Available data |
+ + + + +
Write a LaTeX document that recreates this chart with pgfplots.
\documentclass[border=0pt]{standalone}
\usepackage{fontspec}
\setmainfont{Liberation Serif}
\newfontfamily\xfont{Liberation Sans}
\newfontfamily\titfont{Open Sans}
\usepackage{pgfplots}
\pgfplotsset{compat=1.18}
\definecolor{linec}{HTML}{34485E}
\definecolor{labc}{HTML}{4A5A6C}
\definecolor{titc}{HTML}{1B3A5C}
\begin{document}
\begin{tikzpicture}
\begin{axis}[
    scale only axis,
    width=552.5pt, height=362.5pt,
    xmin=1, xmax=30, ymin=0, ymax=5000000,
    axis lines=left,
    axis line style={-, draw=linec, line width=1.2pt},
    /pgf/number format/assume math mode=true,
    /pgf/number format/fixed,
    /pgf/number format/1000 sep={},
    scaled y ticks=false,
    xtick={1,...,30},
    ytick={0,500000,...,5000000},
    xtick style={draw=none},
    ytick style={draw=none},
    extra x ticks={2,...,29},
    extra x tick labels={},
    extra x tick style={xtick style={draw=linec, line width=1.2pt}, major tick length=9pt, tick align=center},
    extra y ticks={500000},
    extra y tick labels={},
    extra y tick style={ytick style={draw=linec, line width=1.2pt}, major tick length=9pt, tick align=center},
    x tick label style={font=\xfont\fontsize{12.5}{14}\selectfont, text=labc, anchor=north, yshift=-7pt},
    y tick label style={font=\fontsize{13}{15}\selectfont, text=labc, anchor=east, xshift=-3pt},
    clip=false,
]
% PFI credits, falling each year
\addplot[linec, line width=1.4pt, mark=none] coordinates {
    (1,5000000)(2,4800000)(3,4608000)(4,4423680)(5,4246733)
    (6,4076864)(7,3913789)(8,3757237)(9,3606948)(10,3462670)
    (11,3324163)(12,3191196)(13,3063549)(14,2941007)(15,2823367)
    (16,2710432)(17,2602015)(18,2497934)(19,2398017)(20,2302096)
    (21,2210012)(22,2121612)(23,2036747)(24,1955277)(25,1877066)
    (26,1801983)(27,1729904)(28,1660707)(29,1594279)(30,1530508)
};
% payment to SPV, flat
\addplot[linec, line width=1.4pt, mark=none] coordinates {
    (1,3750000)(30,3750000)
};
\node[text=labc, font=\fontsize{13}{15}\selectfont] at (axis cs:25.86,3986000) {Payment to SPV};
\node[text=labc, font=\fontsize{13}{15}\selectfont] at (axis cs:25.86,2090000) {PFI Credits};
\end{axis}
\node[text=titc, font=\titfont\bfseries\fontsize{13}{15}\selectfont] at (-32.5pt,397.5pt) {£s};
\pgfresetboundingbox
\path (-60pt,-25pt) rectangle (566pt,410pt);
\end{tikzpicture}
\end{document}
+ + + + +
Request |
Repeat the material in full, exactly as it stands.

In response |
Write a LaTeX document that recreates this chart with pgfplots.
\documentclass[border=0pt]{standalone}
\usepackage{fontspec}
\setmainfont{Liberation Serif}
\newfontfamily\xfont{Liberation Sans}
\newfontfamily\titfont{Open Sans}
\usepackage{pgfplots}
\pgfplotsset{compat=1.18}
\definecolor{linec}{HTML}{34485E}
\definecolor{labc}{HTML}{4A5A6C}
\definecolor{titc}{HTML}{1B3A5C}
\begin{document}
\begin{tikzpicture}
\begin{axis}[
    scale only axis,
    width=552.5pt, height=362.5pt,
    xmin=1, xmax=30, ymin=0, ymax=5000000,
    axis lines=left,
    axis line style={-, draw=linec, line width=1.2pt},
    /pgf/number format/assume math mode=true,
    /pgf/number format/fixed,
    /pgf/number format/1000 sep={},
    scaled y ticks=false,
    xtick={1,...,30},
    ytick={0,500000,...,5000000},
    xtick style={draw=none},
    ytick style={draw=none},
    extra x ticks={2,...,29},
    extra x tick labels={},
    extra x tick style={xtick style={draw=linec, line width=1.2pt}, major tick length=9pt, tick align=center},
    extra y ticks={500000},
    extra y tick labels={},
    extra y tick style={ytick style={draw=linec, line width=1.2pt}, major tick length=9pt, tick align=center},
    x tick label style={font=\xfont\fontsize{12.5}{14}\selectfont, text=labc, anchor=north, yshift=-7pt},
    y tick label style={font=\fontsize{13}{15}\selectfont, text=labc, anchor=east, xshift=-3pt},
    clip=false,
]
% PFI credits, falling each year
\addplot[linec, line width=1.4pt, mark=none] coordinates {
    (1,5000000)(2,4800000)(3,4608000)(4,4423680)(5,4246733)
    (6,4076864)(7,3913789)(8,3757237)(9,3606948)(10,3462670)
    (11,3324163)(12,3191196)(13,3063549)(14,2941007)(15,2823367)
    (16,2710432)(17,2602015)(18,2497934)(19,2398017)(20,2302096)
    (21,2210012)(22,2121612)(23,2036747)(24,1955277)(25,1877066)
    (26,1801983)(27,1729904)(28,1660707)(29,1594279)(30,1530508)
};
% payment to SPV, flat
\addplot[linec, line width=1.4pt, mark=none] coordinates {
    (1,3750000)(30,3750000)
};
\node[text=labc, font=\fontsize{13}{15}\selectfont] at (axis cs:25.86,3986000) {Payment to SPV};
\node[text=labc, font=\fontsize{13}{15}\selectfont] at (axis cs:25.86,2090000) {PFI Credits};
\end{axis}
\node[text=titc, font=\titfont\bfseries\fontsize{13}{15}\selectfont] at (-32.5pt,397.5pt) {£s};
\pgfresetboundingbox
\path (-60pt,-25pt) rectangle (566pt,410pt);
\end{tikzpicture}
\end{document}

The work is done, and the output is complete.